It's not that python doesn't have a clean way to subtract a year, it's that "subtract a year" is imprecise. There's a clean way to subtract 365 days, and there's a clean way to set the year one year earlier. But if you're doing the second thing, is python supposed to silently change to March 1 when you change the year from a leap day? There's no way around handling edge cases.
This has been a factor in contract law for longer than computers have existed. "Subtract a year" or "Add a year" aren't really imprecise, it's just that there are two ways you can interpret it: 365 days, or 12 months. When adding, you get the same result: end of February, the 28th. Subtracting, you get one of March 1st for 365 days and February 28th for 12 months.
Most jurisdictions use the 12 month standard, fwiw.
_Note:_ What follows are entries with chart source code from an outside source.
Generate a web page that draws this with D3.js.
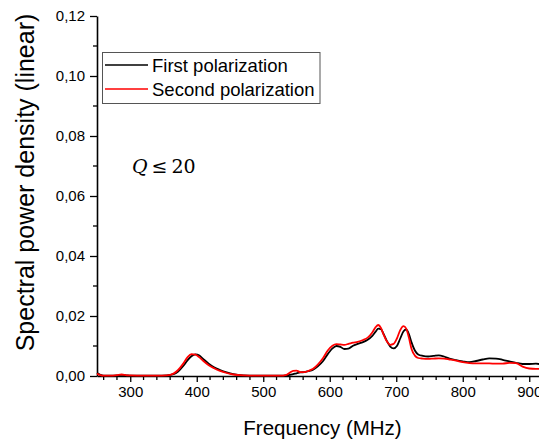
<!DOCTYPE html>
<html>
<head>
<meta charset="utf-8">
<script src="https://cdn.jsdelivr.net/npm/d3@7"></script>
<style>
  html, body { margin: 0; padding: 0; background: #fff; }
  svg { display: block; }
</style>
</head>
<body>
<svg id="chart" width="539" height="441"></svg>
<script>
// Frequency grid (MHz) shared by both polarizations
const freq = [250,255,260,270,280,287,295,300,320,340,355,365,372,380,386,392,398,404,410,418,426,435,445,455,470,490,510,525,535,540,545,550,556,562,568,575,582,590,597,604,610,616,622,628,635,642,650,657,664,669,673,677,681,686,691,696,701,706,711,715,719,723,728,733,740,748,756,764,772,780,790,800,810,820,830,840,850,860,870,880,890,900,910,915];

// Spectral power density, first polarization
const firstPol = [0.0010,0.0004,0.0001,0.0001,0.0002,0.0004,0.0002,0.0001,0.0001,0.0001,0.0002,0.0006,0.0015,0.0034,0.0052,0.0066,0.0072,0.0068,0.0056,0.0041,0.0029,0.0020,0.0012,0.0006,0.0002,0.0001,0.0001,0.0001,0.0002,0.0004,0.0006,0.0009,0.0012,0.0013,0.0016,0.0021,0.0032,0.0050,0.0073,0.0092,0.0100,0.0097,0.0090,0.0091,0.0101,0.0107,0.0113,0.0121,0.0134,0.0148,0.0158,0.0156,0.0140,0.0116,0.0098,0.0092,0.0100,0.0125,0.0149,0.0155,0.0140,0.0112,0.0085,0.0072,0.0067,0.0065,0.0067,0.0069,0.0065,0.0058,0.0053,0.0049,0.0046,0.0050,0.0055,0.0059,0.0058,0.0054,0.0049,0.0044,0.0040,0.0040,0.0041,0.0040];

// Spectral power density, second polarization
const secondPol = [0.0008,0.0003,0.0001,0.0001,0.0003,0.0005,0.0002,0.0002,0.0001,0.0001,0.0002,0.0008,0.0020,0.0042,0.0062,0.0073,0.0071,0.0062,0.0050,0.0036,0.0026,0.0017,0.0010,0.0005,0.0002,0.0001,0.0001,0.0001,0.0004,0.0011,0.0017,0.0018,0.0013,0.0013,0.0017,0.0024,0.0038,0.0060,0.0085,0.0101,0.0106,0.0105,0.0104,0.0107,0.0111,0.0114,0.0120,0.0128,0.0145,0.0163,0.0170,0.0160,0.0138,0.0115,0.0104,0.0107,0.0125,0.0153,0.0166,0.0158,0.0128,0.0090,0.0068,0.0060,0.0058,0.0057,0.0058,0.0059,0.0058,0.0055,0.0051,0.0046,0.0043,0.0042,0.0042,0.0042,0.0041,0.0041,0.0044,0.0043,0.0031,0.0025,0.0024,0.0024];

const seriesNames = ["First polarization", "Second polarization"];
const seriesColors = ["#000000", "#ff0000"];

const xMajorTicks = [300, 400, 500, 600, 700, 800, 900];
const yMajorTicks = [0, 0.02, 0.04, 0.06, 0.08, 0.10, 0.12];

const svg = d3.select("#chart");
const font = "'Liberation Sans', Arial, sans-serif";

const x = d3.scaleLinear().domain([250, 930]).range([97, 549.2]);
const y = d3.scaleLinear().domain([0, 0.12]).range([376, 16]);

const fmtY = v => d3.format(".2f")(v).replace(".", ",");

// Minor ticks
const xMinor = d3.range(260, 940, 20).filter(v => v % 100 !== 0);
const yMinor = d3.range(0.01, 0.12, 0.02);

// X axis
const xAxisG = svg.append("g").attr("transform", `translate(0,${y(0)})`);
xAxisG.call(d3.axisBottom(x).tickValues(xMajorTicks).tickSize(6).tickSizeOuter(0).tickPadding(4).tickFormat(d3.format("d")));
xAxisG.append("g").selectAll("line").data(xMinor).join("line")
  .attr("x1", d => x(d)).attr("x2", d => x(d)).attr("y1", 0).attr("y2", 4)
  .attr("stroke", "#000").attr("stroke-width", 1.3);
xAxisG.select(".domain").attr("stroke-width", 1.6);
xAxisG.selectAll(".tick line").attr("stroke-width", 1.3);
xAxisG.selectAll(".tick text").attr("font-family", font).attr("font-size", 15).attr("fill", "#000");

// Y axis
const yAxisG = svg.append("g").attr("transform", `translate(${x(250)},0)`);
yAxisG.call(d3.axisLeft(y).tickValues(yMajorTicks).tickSize(7).tickSizeOuter(0).tickPadding(5).tickFormat(fmtY));
yAxisG.append("g").selectAll("line").data(yMinor).join("line")
  .attr("x1", 0).attr("x2", -4).attr("y1", d => y(d)).attr("y2", d => y(d))
  .attr("stroke", "#000").attr("stroke-width", 1.3);
yAxisG.select(".domain").attr("stroke-width", 1.6);
yAxisG.selectAll(".tick line").attr("stroke-width", 1.3);
yAxisG.selectAll(".tick text").attr("font-family", font).attr("font-size", 15).attr("fill", "#000");

// Curves
const line = d3.line()
  .x(d => x(d[0]))
  .y(d => y(d[1]))
  .curve(d3.curveMonotoneX);

[firstPol, secondPol].forEach((vals, i) => {
  svg.append("path")
    .datum(freq.map((f, k) => [f, vals[k]]))
    .attr("d", line)
    .attr("fill", "none")
    .attr("stroke", seriesColors[i])
    .attr("stroke-width", 1.8)
    .attr("stroke-linejoin", "round");
});

// Legend
const legend = svg.append("g");
legend.append("rect")
  .attr("x", 102.5).attr("y", 52.5).attr("width", 217.5).attr("height", 51)
  .attr("fill", "#fff").attr("stroke", "#555").attr("stroke-width", 1);
seriesNames.forEach((name, i) => {
  const ly = 65 + i * 24;
  legend.append("line")
    .attr("x1", 105).attr("x2", 148).attr("y1", ly).attr("y2", ly)
    .attr("stroke", seriesColors[i]).attr("stroke-width", 1.6);
  legend.append("text")
    .attr("x", 152).attr("y", ly + 6.5)
    .attr("font-family", font).attr("font-size", 18.5).attr("fill", "#000")
    .text(name);
});

// Quality factor annotation
const q = svg.append("text")
  .attr("x", 132).attr("y", 173)
  .attr("font-family", "'DejaVu Serif', 'Liberation Serif', serif")
  .attr("font-size", 19).attr("fill", "#000");
q.append("tspan").attr("font-style", "italic").text("Q");
q.append("tspan").attr("dx", 4).text("≤");
q.append("tspan").attr("dx", 4).text("20");

// Axis titles
svg.append("text")
  .attr("x", 322.5).attr("y", 435)
  .attr("text-anchor", "middle")
  .attr("font-family", font).attr("font-size", 20.5).attr("fill", "#000")
  .text("Frequency (MHz)");

svg.append("text")
  .attr("transform", "translate(34,182.5) rotate(-90)")
  .attr("text-anchor", "middle")
  .attr("font-family", font).attr("font-size", 25).attr("fill", "#000")
  .text("Spectral power density (linear)");
</script>
</body>
</html>
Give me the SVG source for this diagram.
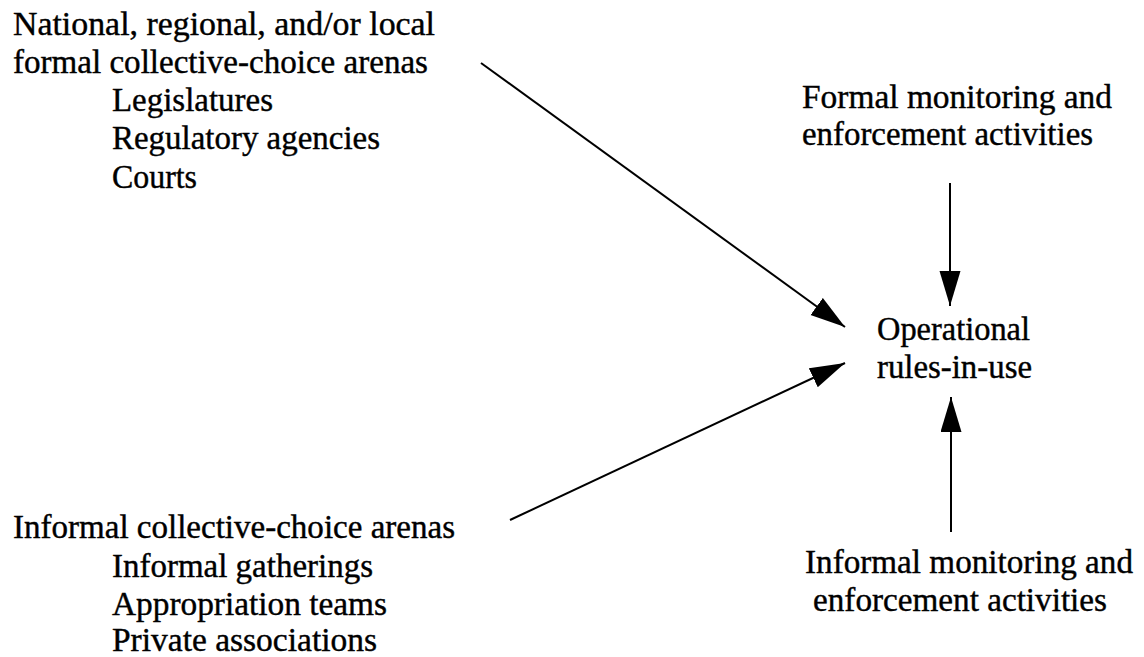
<svg xmlns="http://www.w3.org/2000/svg" width="1144" height="657" viewBox="0 0 1144 657">
<style>
text{font-family:"Liberation Serif","Times New Roman",serif;font-size:33px;fill:#000;stroke:#000;stroke-width:0.4}
.c{stroke:#000;stroke-width:2;fill:none}
</style>
<defs>
<marker id="ah" markerUnits="userSpaceOnUse" markerWidth="36" markerHeight="22" refX="35" refY="10.5" orient="auto" viewBox="0 0 36 22">
<path d="M0,0 L35,10.5 L0,21 z" fill="#000"/>
</marker>
</defs>
<rect width="1144" height="657" fill="#fff"/>
<g id="formal-arenas">
<text x="13" y="35" textLength="422" lengthAdjust="spacingAndGlyphs">National, regional, and/or local</text>
<text x="13" y="73" textLength="415" lengthAdjust="spacingAndGlyphs">formal collective-choice arenas</text>
<text x="112" y="111" textLength="161" lengthAdjust="spacingAndGlyphs">Legislatures</text>
<text x="112" y="149" textLength="268" lengthAdjust="spacingAndGlyphs">Regulatory agencies</text>
<text x="112" y="188" textLength="85" lengthAdjust="spacingAndGlyphs">Courts</text>
</g>
<g id="informal-arenas">
<text x="13" y="538" textLength="442" lengthAdjust="spacingAndGlyphs">Informal collective-choice arenas</text>
<text x="112" y="577" textLength="261" lengthAdjust="spacingAndGlyphs">Informal gatherings</text>
<text x="112" y="615" textLength="275" lengthAdjust="spacingAndGlyphs">Appropriation teams</text>
<text x="112" y="651" textLength="265" lengthAdjust="spacingAndGlyphs">Private associations</text>
</g>
<g id="formal-monitoring">
<text x="802" y="108" textLength="310" lengthAdjust="spacingAndGlyphs">Formal monitoring and</text>
<text x="802" y="145" textLength="291" lengthAdjust="spacingAndGlyphs">enforcement activities</text>
</g>
<g id="informal-monitoring">
<text x="805" y="573" textLength="328" lengthAdjust="spacingAndGlyphs">Informal monitoring and</text>
<text x="813" y="611" textLength="294" lengthAdjust="spacingAndGlyphs">enforcement activities</text>
</g>
<g id="rules-in-use">
<text x="877" y="340" textLength="153" lengthAdjust="spacingAndGlyphs">Operational</text>
<text x="877" y="378" textLength="155" lengthAdjust="spacingAndGlyphs">rules-in-use</text>
</g>
<g id="connectors">
<line class="c" x1="481" y1="63" x2="845" y2="327" marker-end="url(#ah)"/>
<line class="c" x1="510" y1="520" x2="845" y2="363" marker-end="url(#ah)"/>
<line class="c" x1="950" y1="183" x2="950" y2="306" marker-end="url(#ah)"/>
<line class="c" x1="951" y1="532" x2="951" y2="397" marker-end="url(#ah)"/>
</g>
</svg>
I believe that's the ISO ruling as well, but I wasn't able to confirm that.
To be a bit blunt, these questions are entirely irrelevant, since you know the answer as well as I do: the calendar year, the one Western law and international business uses uniformly. It's very clever of you to mention that other concepts of the year exist. Kind of. Would have been more clever if you'd realized that they aren't germane, any more than the Islamic, Jewish, Indian, or Chinese years are.
What is it? Does it attempt to return a datetime that's the same time as the input but 365 calendar days earlier (ignoring leap seconds? compensating for time zone changes?), or does it subtract 31536000 seconds from the current datetime? Because those aren't necessarily the same and it's ambiguous which one you mean by "subtract 365 days"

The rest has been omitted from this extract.